━━━━━ Information provided ━━━━━
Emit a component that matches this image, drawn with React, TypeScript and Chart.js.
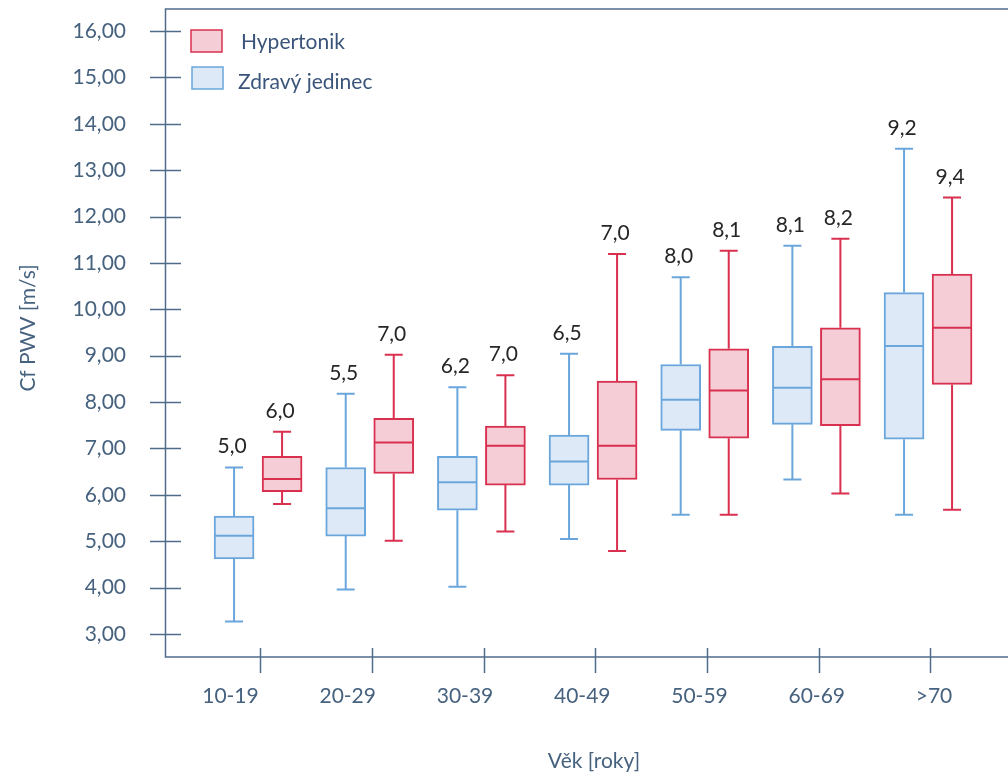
━━━━━
━━━━━ Information provided ━━━━━
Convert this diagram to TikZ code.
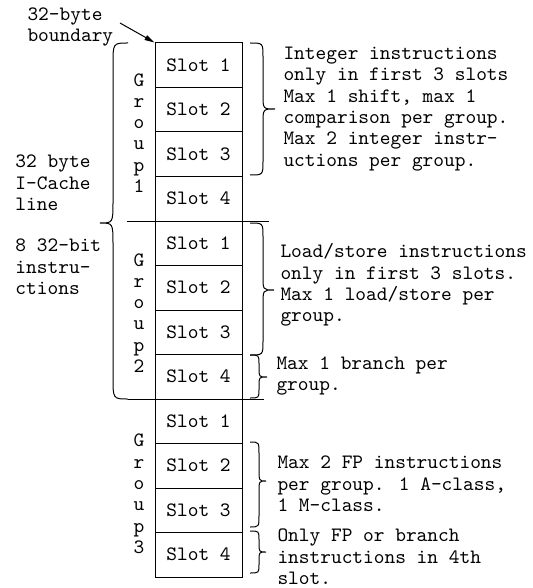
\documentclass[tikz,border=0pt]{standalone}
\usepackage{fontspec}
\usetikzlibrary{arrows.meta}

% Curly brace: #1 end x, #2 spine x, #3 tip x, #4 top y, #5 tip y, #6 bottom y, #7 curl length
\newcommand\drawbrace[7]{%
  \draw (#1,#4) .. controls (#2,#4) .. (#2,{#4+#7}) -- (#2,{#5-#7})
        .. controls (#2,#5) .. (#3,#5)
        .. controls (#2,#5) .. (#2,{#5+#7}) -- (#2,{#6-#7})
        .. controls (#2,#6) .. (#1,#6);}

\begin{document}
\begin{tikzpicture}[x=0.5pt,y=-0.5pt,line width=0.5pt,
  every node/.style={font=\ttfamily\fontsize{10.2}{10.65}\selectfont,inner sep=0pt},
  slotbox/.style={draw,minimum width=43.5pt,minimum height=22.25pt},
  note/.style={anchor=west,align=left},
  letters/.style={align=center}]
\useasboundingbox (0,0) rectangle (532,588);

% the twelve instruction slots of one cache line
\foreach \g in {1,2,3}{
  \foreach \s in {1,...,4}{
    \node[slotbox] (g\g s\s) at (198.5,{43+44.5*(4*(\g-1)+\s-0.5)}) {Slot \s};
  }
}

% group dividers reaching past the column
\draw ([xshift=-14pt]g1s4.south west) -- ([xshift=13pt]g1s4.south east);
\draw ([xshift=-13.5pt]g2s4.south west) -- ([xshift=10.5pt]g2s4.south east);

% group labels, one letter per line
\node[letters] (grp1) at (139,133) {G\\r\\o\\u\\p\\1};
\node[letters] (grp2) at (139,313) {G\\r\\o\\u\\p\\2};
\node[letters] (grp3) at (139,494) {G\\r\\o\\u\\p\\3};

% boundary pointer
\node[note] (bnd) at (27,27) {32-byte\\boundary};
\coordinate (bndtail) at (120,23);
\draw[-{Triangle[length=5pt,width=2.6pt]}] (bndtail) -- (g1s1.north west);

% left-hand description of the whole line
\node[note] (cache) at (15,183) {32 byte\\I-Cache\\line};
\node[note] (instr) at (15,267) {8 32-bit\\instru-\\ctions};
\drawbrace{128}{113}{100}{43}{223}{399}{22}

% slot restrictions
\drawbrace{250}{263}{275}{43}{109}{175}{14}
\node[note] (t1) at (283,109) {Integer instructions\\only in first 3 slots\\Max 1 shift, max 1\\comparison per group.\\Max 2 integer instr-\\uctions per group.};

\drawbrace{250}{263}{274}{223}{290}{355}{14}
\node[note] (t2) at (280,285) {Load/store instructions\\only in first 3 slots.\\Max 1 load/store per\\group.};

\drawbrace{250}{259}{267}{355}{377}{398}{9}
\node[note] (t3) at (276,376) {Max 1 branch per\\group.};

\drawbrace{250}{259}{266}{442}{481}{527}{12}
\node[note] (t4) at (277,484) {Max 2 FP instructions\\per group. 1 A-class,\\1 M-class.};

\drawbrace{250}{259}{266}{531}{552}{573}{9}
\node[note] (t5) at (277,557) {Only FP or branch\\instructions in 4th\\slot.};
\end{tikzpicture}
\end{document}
━━━━━
= Exercise task =
In the listing, find every line containing the word "this" and list it.

= Solution =
Emit a component that matches this image, drawn with React, TypeScript and Chart.js.
Convert this diagram to TikZ code.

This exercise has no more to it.